The author also talks a bit about the enduring appeal of King Arthur and his stories.  Heroic knights and chivalry, a struggle of good against evil, a kingdom where right is more important than might, even if it is doomed to fall and be followed by a darker age.  “A moment so bright it will be seen on the far side of that darkness.”

This book would make a good gift for the casual fan of things King Arthur, especially bright teenagers.  Did they like the recent movie?

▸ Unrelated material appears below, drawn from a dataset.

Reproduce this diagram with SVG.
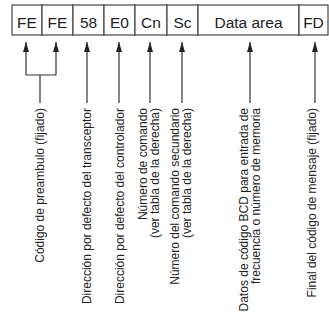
<svg xmlns="http://www.w3.org/2000/svg" width="329" height="324" viewBox="0 0 329 324">
<style>
.cell{fill:#fff;stroke:#444;stroke-width:1.2}
.ct{font-family:"Liberation Sans",Arial,sans-serif;font-size:15.5px;fill:#222;text-anchor:middle}
.lab{font-family:"Liberation Sans",Arial,sans-serif;font-size:12px;fill:#222;text-anchor:end}
.ln{fill:none;stroke:#333;stroke-width:1.2}
</style>
<defs>
<marker id="ah" markerWidth="10" markerHeight="6" refX="10" refY="3" orient="auto" markerUnits="userSpaceOnUse">
<path d="M0,0 L10,3 L0,6 Z" fill="#222"/>
</marker>
</defs>
<rect width="329" height="324" fill="#fff"/>
<g id="frame">
<g id="c1"><rect class="cell" x="12" y="5" width="30" height="30"/><text class="ct" x="27" y="27.5">FE</text></g>
<g id="c2"><rect class="cell" x="42" y="5" width="31" height="30"/><text class="ct" x="57.5" y="27.5">FE</text></g>
<g id="c3"><rect class="cell" x="73" y="5" width="31" height="30"/><text class="ct" x="88.5" y="27.5">58</text></g>
<g id="c4"><rect class="cell" x="104" y="5" width="31" height="30"/><text class="ct" x="119.5" y="27.5">E0</text></g>
<g id="c5"><rect class="cell" x="135" y="5" width="32" height="30"/><text class="ct" x="151" y="27.5">Cn</text></g>
<g id="c6"><rect class="cell" x="167" y="5" width="31" height="30"/><text class="ct" x="182.5" y="27.5">Sc</text></g>
<g id="c7"><rect class="cell" x="198" y="5" width="101" height="30"/><text class="ct" x="248.5" y="27.5">Data area</text></g>
<g id="c8"><rect class="cell" x="299" y="5" width="29" height="30"/><text class="ct" x="313.5" y="27.5">FD</text></g>
</g>
<g id="connectors">
<path class="ln" d="M40,103 V75 M26,75 H56" />
<line class="ln" x1="26" y1="75" x2="26" y2="42" marker-end="url(#ah)"/>
<line class="ln" x1="56" y1="75" x2="56" y2="42" marker-end="url(#ah)"/>
<line class="ln" x1="87" y1="103" x2="87" y2="42" marker-end="url(#ah)"/>
<line class="ln" x1="119" y1="103" x2="119" y2="42" marker-end="url(#ah)"/>
<line class="ln" x1="150" y1="103" x2="150" y2="42" marker-end="url(#ah)"/>
<line class="ln" x1="182" y1="103" x2="182" y2="42" marker-end="url(#ah)"/>
<line class="ln" x1="250" y1="103" x2="250" y2="42" marker-end="url(#ah)"/>
<line class="ln" x1="315" y1="103" x2="315" y2="42" marker-end="url(#ah)"/>
</g>
<g id="l1"><text class="lab" transform="translate(44,108) rotate(-90)">Código de preambulo (fijado)</text></g>
<g id="l2"><text class="lab" transform="translate(91,108) rotate(-90)">Dirección por defecto del transceptor</text></g>
<g id="l3"><text class="lab" transform="translate(124,108) rotate(-90)">Dirección por defecto del controlador</text></g>
<g id="l4"><text class="lab" transform="translate(147,108) rotate(-90)">Número de comando</text><text class="lab" transform="translate(159,108) rotate(-90)">(ver tabla de la derecha)</text></g>
<g id="l5"><text class="lab" transform="translate(179,108) rotate(-90)">Número del comando secundario</text><text class="lab" transform="translate(191,108) rotate(-90)">(ver tabla de la derecha)</text></g>
<g id="l6"><text class="lab" transform="translate(248,108) rotate(-90)">Datos de código BCD para entrada de</text><text class="lab" transform="translate(260,108) rotate(-90)">frecuencia o número de memoria</text></g>
<g id="l7"><text class="lab" transform="translate(316,108) rotate(-90)">Final del código de mensaje (fijado)</text></g>
</svg>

Book Review: The Greatest Knight

Book Review: The Greatest Knight by Thomas Asbridge

Disclaimer:  I received this book as a Goodreads giveaway on the premise that I would review it.  My copy was an uncorrected proof, and there will be changes to the final edition.  Specifically, there will be maps, genealogical charts, and an index.

The Greatest Knight

William Marshal started life as the younger son of a minor noble, so little regarded that when he was taken hostage, his father pretty much said, “go ahead, I can make more.”  But a combination of superior battle prowess, a gift for political maneuvering, and a certain amount of luck caused William to rise through the ranks of knighthood, until he ended his career as regent of all England, acting for the boy king Henry III.  In some ways, he came to define what people expected a knight to be.

We know more about William Marshal than many other figures of the Twelfth and Thirteenth Centuries because his family commissioned a flattering  biography of him, the sole remaining copy of which turned up in the 1860s, and was finally read and translated in the 1880s.   Now, I say “flattering”, but as the author points out, what people in the 1220s considered admirable traits do not necessarily conform with what Twenty-First Century folks consider to be the ideal of chivalry.   William often acted out of naked self-interest to gain rewards of land and titles.  It’s also pointed out when The History of William Marshal skips over or obfuscates events we know from other sources that William was involved with, but don’t reflect well on him.

William Marshal’s life was strongly tied to the fortunes of the Angevin dynasty, and this book covers the political situation of the time, as well as a general discussion of  knighthood as it then existed.  It puts the treachery of John Lackland against his brother Richard the Lionheart into perspective when we see that their entire family was like that (Richard was actively trying to overthrow his father when the old man suddenly took ill and died.)  It’s just that King John was much less competent at it than most of his relatives, so he got saddled with the worst reputation.

While the writer has to speculate in places, it doesn’t feel forced.  He has the advantage of writing about an interesting subject who lived through many historic events.  But William Marshal soon fell into obscurity; all his sons died without heirs, and his biography was written in the days before printing presses, so only a few copies were ever made.  By Shakespeare’s time, he was reduced to a cameo in the King John play as “Pembroke.”  Thus you may be hearing about him for the first time.

While this book is written for adults, it should be suitable for junior high students and up.  I’d especially recommend it to readers who love tales of knights and kings, and Game of Thrones fans who want deep background.